_TASK DATA_:

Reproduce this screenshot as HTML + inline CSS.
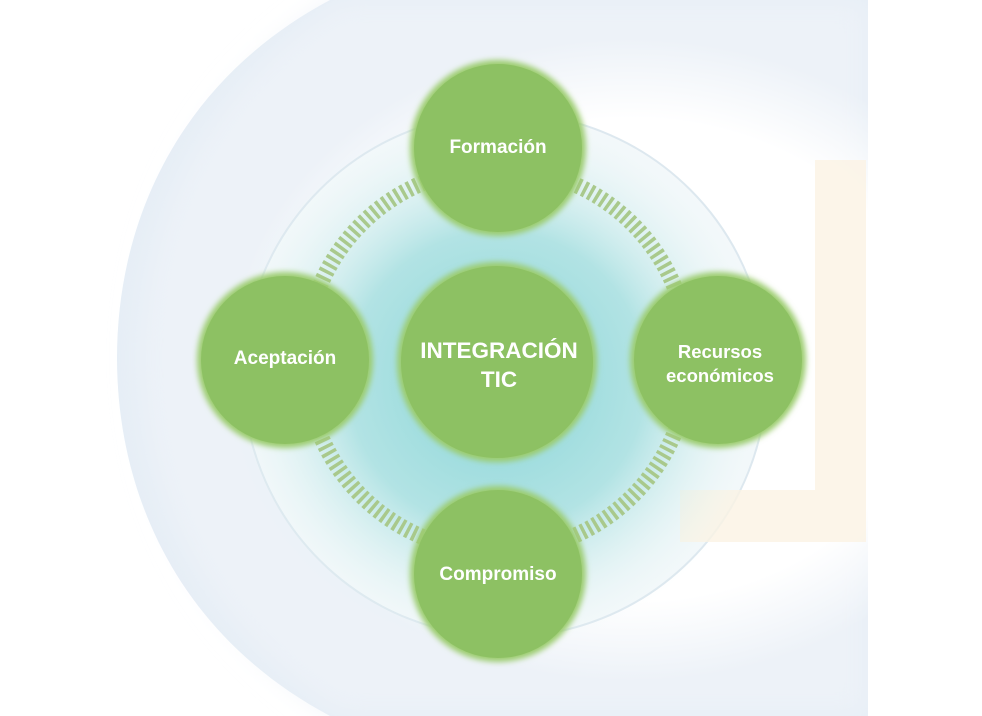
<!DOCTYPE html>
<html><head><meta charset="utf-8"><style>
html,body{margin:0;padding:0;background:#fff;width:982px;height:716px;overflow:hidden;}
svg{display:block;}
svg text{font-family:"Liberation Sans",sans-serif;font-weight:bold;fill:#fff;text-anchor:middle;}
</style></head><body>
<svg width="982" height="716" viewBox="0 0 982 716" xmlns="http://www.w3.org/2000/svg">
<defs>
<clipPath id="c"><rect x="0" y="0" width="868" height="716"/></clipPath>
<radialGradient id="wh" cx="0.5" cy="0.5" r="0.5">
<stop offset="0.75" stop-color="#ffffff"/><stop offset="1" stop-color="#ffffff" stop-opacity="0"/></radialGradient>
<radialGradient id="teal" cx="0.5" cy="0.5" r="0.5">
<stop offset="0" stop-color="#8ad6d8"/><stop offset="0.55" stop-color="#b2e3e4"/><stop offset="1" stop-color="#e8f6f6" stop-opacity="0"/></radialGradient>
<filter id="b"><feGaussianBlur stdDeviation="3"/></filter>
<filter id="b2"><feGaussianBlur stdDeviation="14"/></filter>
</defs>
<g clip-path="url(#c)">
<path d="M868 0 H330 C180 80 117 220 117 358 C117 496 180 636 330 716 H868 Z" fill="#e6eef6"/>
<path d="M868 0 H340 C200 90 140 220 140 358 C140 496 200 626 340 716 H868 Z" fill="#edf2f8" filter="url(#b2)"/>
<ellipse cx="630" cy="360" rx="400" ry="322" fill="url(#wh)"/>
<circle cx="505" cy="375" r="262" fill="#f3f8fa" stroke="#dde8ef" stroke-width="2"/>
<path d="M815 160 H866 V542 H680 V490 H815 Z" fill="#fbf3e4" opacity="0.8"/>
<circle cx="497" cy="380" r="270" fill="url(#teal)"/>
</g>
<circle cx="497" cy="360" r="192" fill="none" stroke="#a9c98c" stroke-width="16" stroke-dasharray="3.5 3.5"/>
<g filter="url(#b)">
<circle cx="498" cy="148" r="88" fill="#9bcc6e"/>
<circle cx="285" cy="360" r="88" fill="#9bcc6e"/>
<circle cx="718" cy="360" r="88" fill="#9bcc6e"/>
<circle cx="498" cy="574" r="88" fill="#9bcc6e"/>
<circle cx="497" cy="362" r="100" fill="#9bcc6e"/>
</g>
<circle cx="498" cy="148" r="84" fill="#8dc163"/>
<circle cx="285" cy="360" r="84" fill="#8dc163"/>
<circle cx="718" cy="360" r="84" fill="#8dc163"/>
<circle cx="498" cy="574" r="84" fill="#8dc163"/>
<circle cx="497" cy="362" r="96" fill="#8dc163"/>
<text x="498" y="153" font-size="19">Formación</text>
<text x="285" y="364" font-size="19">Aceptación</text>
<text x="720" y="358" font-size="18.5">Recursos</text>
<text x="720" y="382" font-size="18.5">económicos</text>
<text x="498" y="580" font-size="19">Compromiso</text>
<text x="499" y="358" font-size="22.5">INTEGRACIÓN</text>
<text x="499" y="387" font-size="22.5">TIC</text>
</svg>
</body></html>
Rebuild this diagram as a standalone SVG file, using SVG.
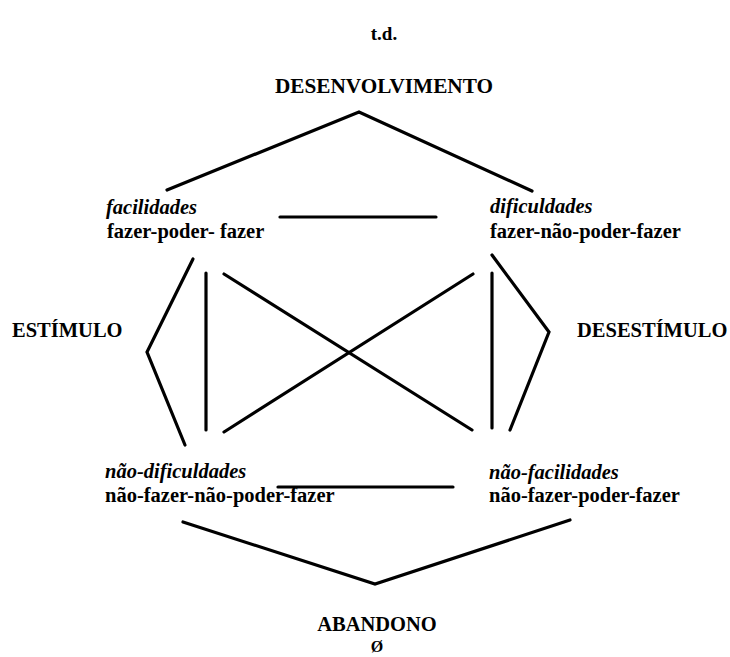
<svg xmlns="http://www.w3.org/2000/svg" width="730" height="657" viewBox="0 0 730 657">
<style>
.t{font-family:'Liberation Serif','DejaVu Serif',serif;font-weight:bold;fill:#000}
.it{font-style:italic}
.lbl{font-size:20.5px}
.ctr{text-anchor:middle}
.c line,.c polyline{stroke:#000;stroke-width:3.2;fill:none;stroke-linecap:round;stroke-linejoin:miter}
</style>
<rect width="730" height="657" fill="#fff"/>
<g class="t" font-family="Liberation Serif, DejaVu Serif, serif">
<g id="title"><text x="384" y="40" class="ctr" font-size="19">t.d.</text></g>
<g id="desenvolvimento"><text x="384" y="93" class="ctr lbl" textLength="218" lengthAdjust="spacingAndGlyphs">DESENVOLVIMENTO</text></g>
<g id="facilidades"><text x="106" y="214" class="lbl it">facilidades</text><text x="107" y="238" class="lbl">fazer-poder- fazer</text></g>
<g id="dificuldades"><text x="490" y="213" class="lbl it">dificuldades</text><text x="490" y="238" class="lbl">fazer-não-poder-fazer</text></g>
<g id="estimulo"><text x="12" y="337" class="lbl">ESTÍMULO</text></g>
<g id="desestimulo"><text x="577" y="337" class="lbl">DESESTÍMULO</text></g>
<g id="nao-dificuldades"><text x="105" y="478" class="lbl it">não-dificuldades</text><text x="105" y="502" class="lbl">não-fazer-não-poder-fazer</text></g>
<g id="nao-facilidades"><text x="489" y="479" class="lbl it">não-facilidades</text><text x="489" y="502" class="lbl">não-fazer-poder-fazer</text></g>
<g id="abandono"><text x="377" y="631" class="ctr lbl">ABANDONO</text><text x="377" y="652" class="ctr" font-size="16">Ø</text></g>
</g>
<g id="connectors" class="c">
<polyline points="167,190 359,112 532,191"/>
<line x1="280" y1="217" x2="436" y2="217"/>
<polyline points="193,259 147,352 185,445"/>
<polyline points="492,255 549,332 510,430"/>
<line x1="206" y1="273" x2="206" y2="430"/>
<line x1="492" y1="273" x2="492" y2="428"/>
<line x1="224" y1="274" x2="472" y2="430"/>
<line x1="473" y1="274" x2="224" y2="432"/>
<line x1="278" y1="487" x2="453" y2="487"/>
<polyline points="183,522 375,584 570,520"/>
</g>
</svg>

_TASK PROMPT_: Output every entry exactly as given; pictures are not part of the copy.

_FINAL ANSWER_:
Reproduce this screenshot as HTML + inline CSS.
<!DOCTYPE html>
<html><head><meta charset="utf-8"><style>
html,body{margin:0;padding:0;background:#fff;width:982px;height:716px;overflow:hidden;}
svg{display:block;}
svg text{font-family:"Liberation Sans",sans-serif;font-weight:bold;fill:#fff;text-anchor:middle;}
</style></head><body>
<svg width="982" height="716" viewBox="0 0 982 716" xmlns="http://www.w3.org/2000/svg">
<defs>
<clipPath id="c"><rect x="0" y="0" width="868" height="716"/></clipPath>
<radialGradient id="wh" cx="0.5" cy="0.5" r="0.5">
<stop offset="0.75" stop-color="#ffffff"/><stop offset="1" stop-color="#ffffff" stop-opacity="0"/></radialGradient>
<radialGradient id="teal" cx="0.5" cy="0.5" r="0.5">
<stop offset="0" stop-color="#8ad6d8"/><stop offset="0.55" stop-color="#b2e3e4"/><stop offset="1" stop-color="#e8f6f6" stop-opacity="0"/></radialGradient>
<filter id="b"><feGaussianBlur stdDeviation="3"/></filter>
<filter id="b2"><feGaussianBlur stdDeviation="14"/></filter>
</defs>
<g clip-path="url(#c)">
<path d="M868 0 H330 C180 80 117 220 117 358 C117 496 180 636 330 716 H868 Z" fill="#e6eef6"/>
<path d="M868 0 H340 C200 90 140 220 140 358 C140 496 200 626 340 716 H868 Z" fill="#edf2f8" filter="url(#b2)"/>
<ellipse cx="630" cy="360" rx="400" ry="322" fill="url(#wh)"/>
<circle cx="505" cy="375" r="262" fill="#f3f8fa" stroke="#dde8ef" stroke-width="2"/>
<path d="M815 160 H866 V542 H680 V490 H815 Z" fill="#fbf3e4" opacity="0.8"/>
<circle cx="497" cy="380" r="270" fill="url(#teal)"/>
</g>
<circle cx="497" cy="360" r="192" fill="none" stroke="#a9c98c" stroke-width="16" stroke-dasharray="3.5 3.5"/>
<g filter="url(#b)">
<circle cx="498" cy="148" r="88" fill="#9bcc6e"/>
<circle cx="285" cy="360" r="88" fill="#9bcc6e"/>
<circle cx="718" cy="360" r="88" fill="#9bcc6e"/>
<circle cx="498" cy="574" r="88" fill="#9bcc6e"/>
<circle cx="497" cy="362" r="100" fill="#9bcc6e"/>
</g>
<circle cx="498" cy="148" r="84" fill="#8dc163"/>
<circle cx="285" cy="360" r="84" fill="#8dc163"/>
<circle cx="718" cy="360" r="84" fill="#8dc163"/>
<circle cx="498" cy="574" r="84" fill="#8dc163"/>
<circle cx="497" cy="362" r="96" fill="#8dc163"/>
<text x="498" y="153" font-size="19">Formación</text>
<text x="285" y="364" font-size="19">Aceptación</text>
<text x="720" y="358" font-size="18.5">Recursos</text>
<text x="720" y="382" font-size="18.5">económicos</text>
<text x="498" y="580" font-size="19">Compromiso</text>
<text x="499" y="358" font-size="22.5">INTEGRACIÓN</text>
<text x="499" y="387" font-size="22.5">TIC</text>
</svg>
</body></html>
Rebuild this diagram as a standalone SVG file, using SVG.
<svg xmlns="http://www.w3.org/2000/svg" width="730" height="657" viewBox="0 0 730 657">
<style>
.t{font-family:'Liberation Serif','DejaVu Serif',serif;font-weight:bold;fill:#000}
.it{font-style:italic}
.lbl{font-size:20.5px}
.ctr{text-anchor:middle}
.c line,.c polyline{stroke:#000;stroke-width:3.2;fill:none;stroke-linecap:round;stroke-linejoin:miter}
</style>
<rect width="730" height="657" fill="#fff"/>
<g class="t" font-family="Liberation Serif, DejaVu Serif, serif">
<g id="title"><text x="384" y="40" class="ctr" font-size="19">t.d.</text></g>
<g id="desenvolvimento"><text x="384" y="93" class="ctr lbl" textLength="218" lengthAdjust="spacingAndGlyphs">DESENVOLVIMENTO</text></g>
<g id="facilidades"><text x="106" y="214" class="lbl it">facilidades</text><text x="107" y="238" class="lbl">fazer-poder- fazer</text></g>
<g id="dificuldades"><text x="490" y="213" class="lbl it">dificuldades</text><text x="490" y="238" class="lbl">fazer-não-poder-fazer</text></g>
<g id="estimulo"><text x="12" y="337" class="lbl">ESTÍMULO</text></g>
<g id="desestimulo"><text x="577" y="337" class="lbl">DESESTÍMULO</text></g>
<g id="nao-dificuldades"><text x="105" y="478" class="lbl it">não-dificuldades</text><text x="105" y="502" class="lbl">não-fazer-não-poder-fazer</text></g>
<g id="nao-facilidades"><text x="489" y="479" class="lbl it">não-facilidades</text><text x="489" y="502" class="lbl">não-fazer-poder-fazer</text></g>
<g id="abandono"><text x="377" y="631" class="ctr lbl">ABANDONO</text><text x="377" y="652" class="ctr" font-size="16">Ø</text></g>
</g>
<g id="connectors" class="c">
<polyline points="167,190 359,112 532,191"/>
<line x1="280" y1="217" x2="436" y2="217"/>
<polyline points="193,259 147,352 185,445"/>
<polyline points="492,255 549,332 510,430"/>
<line x1="206" y1="273" x2="206" y2="430"/>
<line x1="492" y1="273" x2="492" y2="428"/>
<line x1="224" y1="274" x2="472" y2="430"/>
<line x1="473" y1="274" x2="224" y2="432"/>
<line x1="278" y1="487" x2="453" y2="487"/>
<polyline points="183,522 375,584 570,520"/>
</g>
</svg>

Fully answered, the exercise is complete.